[Data items]
>>>

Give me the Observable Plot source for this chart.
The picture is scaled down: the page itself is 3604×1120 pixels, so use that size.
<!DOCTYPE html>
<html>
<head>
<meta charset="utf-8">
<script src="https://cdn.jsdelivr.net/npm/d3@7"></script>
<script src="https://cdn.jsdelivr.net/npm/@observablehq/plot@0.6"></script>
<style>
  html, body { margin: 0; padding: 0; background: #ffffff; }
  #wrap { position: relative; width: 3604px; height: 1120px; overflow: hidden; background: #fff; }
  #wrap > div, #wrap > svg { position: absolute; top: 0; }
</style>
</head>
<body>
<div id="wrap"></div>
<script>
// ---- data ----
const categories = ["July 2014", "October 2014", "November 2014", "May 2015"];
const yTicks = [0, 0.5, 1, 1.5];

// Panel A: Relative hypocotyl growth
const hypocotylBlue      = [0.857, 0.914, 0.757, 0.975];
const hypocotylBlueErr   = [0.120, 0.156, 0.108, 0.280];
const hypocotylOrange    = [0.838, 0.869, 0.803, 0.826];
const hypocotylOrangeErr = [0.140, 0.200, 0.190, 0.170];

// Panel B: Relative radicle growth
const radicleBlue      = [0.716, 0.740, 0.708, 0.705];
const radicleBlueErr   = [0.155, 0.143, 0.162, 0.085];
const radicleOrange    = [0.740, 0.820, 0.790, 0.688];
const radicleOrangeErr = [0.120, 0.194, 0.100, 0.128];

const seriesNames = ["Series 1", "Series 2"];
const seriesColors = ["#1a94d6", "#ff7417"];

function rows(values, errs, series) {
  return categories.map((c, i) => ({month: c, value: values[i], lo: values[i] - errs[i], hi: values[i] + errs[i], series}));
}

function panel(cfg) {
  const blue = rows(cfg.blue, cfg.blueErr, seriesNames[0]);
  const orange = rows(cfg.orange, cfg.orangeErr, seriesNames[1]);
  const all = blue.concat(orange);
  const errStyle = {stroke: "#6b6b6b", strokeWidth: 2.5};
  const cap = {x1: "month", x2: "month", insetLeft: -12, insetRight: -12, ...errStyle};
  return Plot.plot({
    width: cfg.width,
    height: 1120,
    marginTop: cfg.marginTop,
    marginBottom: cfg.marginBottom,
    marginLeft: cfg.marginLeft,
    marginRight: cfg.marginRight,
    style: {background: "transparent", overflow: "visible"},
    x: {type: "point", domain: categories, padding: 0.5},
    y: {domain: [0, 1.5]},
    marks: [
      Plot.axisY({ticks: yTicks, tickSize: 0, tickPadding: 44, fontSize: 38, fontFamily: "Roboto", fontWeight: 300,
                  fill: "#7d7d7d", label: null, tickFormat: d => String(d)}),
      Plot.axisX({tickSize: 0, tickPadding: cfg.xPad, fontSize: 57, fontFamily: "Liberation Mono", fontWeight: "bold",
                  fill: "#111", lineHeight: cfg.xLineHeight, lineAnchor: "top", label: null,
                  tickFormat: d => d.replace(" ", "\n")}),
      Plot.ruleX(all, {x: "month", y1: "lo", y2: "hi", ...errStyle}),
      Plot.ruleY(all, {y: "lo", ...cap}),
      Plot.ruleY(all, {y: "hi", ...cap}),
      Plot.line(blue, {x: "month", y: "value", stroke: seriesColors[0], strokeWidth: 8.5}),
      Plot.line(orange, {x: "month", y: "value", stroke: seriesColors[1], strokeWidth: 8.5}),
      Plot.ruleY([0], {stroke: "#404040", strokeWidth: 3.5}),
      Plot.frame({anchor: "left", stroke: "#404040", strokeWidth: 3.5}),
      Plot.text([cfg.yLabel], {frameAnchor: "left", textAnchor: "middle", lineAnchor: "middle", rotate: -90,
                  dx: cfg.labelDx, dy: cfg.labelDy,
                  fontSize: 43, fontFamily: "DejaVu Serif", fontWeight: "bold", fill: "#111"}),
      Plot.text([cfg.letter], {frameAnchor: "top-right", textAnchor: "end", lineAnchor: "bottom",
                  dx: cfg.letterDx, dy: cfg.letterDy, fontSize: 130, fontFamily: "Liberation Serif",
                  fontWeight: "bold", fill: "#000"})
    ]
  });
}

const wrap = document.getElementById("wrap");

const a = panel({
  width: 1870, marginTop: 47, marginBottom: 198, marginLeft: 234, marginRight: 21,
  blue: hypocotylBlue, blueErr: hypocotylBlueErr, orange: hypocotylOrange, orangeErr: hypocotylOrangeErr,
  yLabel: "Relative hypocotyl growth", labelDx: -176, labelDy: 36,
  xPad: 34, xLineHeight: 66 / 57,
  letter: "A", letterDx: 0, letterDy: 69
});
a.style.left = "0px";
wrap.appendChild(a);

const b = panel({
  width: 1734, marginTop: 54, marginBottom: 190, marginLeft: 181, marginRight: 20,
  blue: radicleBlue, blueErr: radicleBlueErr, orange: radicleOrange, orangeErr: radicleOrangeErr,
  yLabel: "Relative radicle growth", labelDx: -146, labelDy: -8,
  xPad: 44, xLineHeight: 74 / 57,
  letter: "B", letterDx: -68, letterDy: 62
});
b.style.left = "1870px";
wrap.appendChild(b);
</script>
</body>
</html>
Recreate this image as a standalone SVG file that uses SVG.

<<<

*What to produce*
Look through the material above. Copy each line where the word "this" appears.

*Result of the exercise*
Give me the Observable Plot source for this chart.
Recreate this image as a standalone SVG file that uses SVG.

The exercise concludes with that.